Wenn das Idol zum Rivalen wird

In der Nick-Hornby-Verfilmung «Juliet, Naked» ist Ethan Hawke als Rockstar zu sehen, der sich in die Freundin eines Fans verliebt.

Von Murièle Weber (Züritipp)

Es gibt ein paar Gruppen, die sicherheitshalber nie aufeinandertreffen sollten, weil die Chance für eine Katastrophe hoch ist. Bei Werwölfen und Vampiren ist das so, bei Mutterbären und aufdringlichen Touristen – oder bei besessenen Fans und ihren Idolen. Was passieren kann, wenn die letzten beiden Gruppen kollidieren, zeigt die neue Nick-Hornby-Verfilmung.

Eigentlich aber geht es zuerst einmal um Annie (Rose Byrne), eine Enddreissigerin, die in einer kleinen englischen Küstenstadt das lokale Museum leitet, und um ihren langjährigen Partner Duncan (phänomenal: Chris O’Dowd). Der ist normalerweise ein respektabler Unidozent, in seiner Freizeit lässt er aber seiner Fanliebe zum Neunzigerjahre-Indiemusiker Tucker Crowe (Ethan Hawke) freien Lauf. Und hier entstehen die Probleme; wenn er zum Beispiel auf seiner Fanwebsite stundenlang die wildesten Theorien mit anderen Männern mittleren Alters bespricht.

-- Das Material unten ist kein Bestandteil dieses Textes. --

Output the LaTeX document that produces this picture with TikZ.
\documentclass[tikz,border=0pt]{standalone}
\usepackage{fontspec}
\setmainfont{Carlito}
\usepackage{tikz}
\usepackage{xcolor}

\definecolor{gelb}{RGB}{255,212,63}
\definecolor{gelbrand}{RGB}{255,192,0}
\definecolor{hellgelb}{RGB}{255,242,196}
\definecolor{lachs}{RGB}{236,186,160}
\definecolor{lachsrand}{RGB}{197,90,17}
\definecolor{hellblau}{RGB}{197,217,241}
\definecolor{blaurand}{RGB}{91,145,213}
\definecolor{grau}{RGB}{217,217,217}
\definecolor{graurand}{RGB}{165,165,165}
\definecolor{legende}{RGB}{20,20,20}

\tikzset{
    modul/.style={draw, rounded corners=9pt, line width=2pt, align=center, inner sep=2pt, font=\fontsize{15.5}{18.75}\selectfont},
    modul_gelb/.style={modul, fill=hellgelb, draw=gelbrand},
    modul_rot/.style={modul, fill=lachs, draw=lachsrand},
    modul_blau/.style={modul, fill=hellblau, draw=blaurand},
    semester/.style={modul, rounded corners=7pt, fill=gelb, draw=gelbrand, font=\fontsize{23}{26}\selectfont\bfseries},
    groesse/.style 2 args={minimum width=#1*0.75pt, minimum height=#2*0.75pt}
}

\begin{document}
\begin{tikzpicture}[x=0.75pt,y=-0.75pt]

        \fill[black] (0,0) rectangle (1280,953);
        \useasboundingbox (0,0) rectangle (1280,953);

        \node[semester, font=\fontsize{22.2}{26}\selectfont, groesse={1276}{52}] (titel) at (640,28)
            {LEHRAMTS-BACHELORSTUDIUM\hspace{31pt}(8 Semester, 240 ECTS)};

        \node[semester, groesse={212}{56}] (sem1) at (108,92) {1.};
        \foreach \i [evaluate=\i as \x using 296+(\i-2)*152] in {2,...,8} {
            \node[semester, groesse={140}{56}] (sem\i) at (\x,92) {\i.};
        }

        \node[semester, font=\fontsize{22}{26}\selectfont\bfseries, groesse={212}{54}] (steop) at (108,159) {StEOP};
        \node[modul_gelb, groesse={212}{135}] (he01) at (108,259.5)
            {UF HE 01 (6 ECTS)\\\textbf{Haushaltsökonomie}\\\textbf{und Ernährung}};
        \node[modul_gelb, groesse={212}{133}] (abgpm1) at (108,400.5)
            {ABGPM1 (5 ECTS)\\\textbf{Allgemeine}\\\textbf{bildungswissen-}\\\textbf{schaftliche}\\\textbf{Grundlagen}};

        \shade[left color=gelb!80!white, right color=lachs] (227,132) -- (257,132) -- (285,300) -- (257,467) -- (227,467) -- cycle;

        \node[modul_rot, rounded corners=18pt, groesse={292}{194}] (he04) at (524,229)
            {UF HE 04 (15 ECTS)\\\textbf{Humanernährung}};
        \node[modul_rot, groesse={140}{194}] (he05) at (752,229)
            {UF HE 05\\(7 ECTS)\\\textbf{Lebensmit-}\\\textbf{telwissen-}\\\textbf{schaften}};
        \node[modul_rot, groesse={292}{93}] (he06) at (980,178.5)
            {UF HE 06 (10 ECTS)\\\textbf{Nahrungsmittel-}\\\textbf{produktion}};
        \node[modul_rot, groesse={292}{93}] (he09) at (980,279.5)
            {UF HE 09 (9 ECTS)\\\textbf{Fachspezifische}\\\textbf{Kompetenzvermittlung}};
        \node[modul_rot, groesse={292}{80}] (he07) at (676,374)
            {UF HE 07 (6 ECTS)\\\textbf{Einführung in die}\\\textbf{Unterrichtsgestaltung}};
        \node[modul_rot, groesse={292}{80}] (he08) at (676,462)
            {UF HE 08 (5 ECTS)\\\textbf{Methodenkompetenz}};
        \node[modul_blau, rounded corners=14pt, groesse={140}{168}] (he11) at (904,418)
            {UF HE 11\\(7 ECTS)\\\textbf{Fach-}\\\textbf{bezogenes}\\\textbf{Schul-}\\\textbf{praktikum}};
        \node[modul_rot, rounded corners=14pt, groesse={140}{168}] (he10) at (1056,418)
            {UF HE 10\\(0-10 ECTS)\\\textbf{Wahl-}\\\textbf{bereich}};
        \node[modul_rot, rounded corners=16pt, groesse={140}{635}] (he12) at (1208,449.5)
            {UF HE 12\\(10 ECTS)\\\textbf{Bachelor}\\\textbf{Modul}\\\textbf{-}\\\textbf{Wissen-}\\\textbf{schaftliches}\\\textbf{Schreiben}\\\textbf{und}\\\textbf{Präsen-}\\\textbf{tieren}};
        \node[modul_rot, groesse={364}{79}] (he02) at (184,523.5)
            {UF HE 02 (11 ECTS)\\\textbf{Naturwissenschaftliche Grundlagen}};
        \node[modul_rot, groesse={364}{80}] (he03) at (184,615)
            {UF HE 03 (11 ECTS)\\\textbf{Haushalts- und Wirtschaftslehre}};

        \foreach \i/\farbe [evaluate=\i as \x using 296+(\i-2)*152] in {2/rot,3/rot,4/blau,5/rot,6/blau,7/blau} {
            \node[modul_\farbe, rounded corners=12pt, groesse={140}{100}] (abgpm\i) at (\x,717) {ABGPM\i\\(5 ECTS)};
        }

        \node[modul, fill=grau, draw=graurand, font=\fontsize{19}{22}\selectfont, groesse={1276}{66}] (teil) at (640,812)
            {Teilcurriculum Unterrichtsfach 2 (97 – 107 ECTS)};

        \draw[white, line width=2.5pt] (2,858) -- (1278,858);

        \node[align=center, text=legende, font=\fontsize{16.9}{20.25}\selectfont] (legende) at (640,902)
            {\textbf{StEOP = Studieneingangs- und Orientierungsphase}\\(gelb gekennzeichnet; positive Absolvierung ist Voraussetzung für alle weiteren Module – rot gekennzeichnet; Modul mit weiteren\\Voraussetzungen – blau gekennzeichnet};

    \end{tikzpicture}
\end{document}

Als Duncan dann auch noch Crowes berühmtestes Album «Juliet» in einer Rohfassung als «Juliet, Naked» per Post zugeschickt wird und Annie sich das Album vor ihm anhört, ist die Hölle los. Deshalb verzieht er sich mit seinem tragbaren CD-Player auf eine einsame Parkbank, wo die Tränen zu den Liebesliedern ungestört fliessen können. Am nächsten Tag erdreistet sich die vernachlässigte Annie, auf Duncans Website «Juliet,Naked» zu kritisieren. Dafür erntet sie per Mail Applaus von Tucker Crowe höchstpersönlich – woraus eine tiefe Mailfreundschaft entsteht.

Der Film verfolgt zwei Storylines: die erblühende Romanze zwischen Annie und dem alternden Tucker und die Fanobsession von Duncan, die in einem desaströsen Treffen mit seinem Idol gipfelt. Der Film ist lustig und tiefgründig wie die Hornby-Adaption «About a Boy» und ähnlich besessen von Musik wie «High Fidelity». Und er wirft auf intelligente Art und Weise die Frage auf, wem Kunst gehört: dem Künstler oder seinen Fans? In einer philosophischen Diskussion zwischen Duncan und Tucker bringt es Duncan auf den Punkt: «Ich schätze dieses Album. Vielleicht mehr als alles andere, was ich je gehört habe. Nicht, weil es perfekt wäre, sondern für das, was es mir bedeutet. Was es Ihnen bedeutet, ist mir letzten Endes egal.» Recht hat er.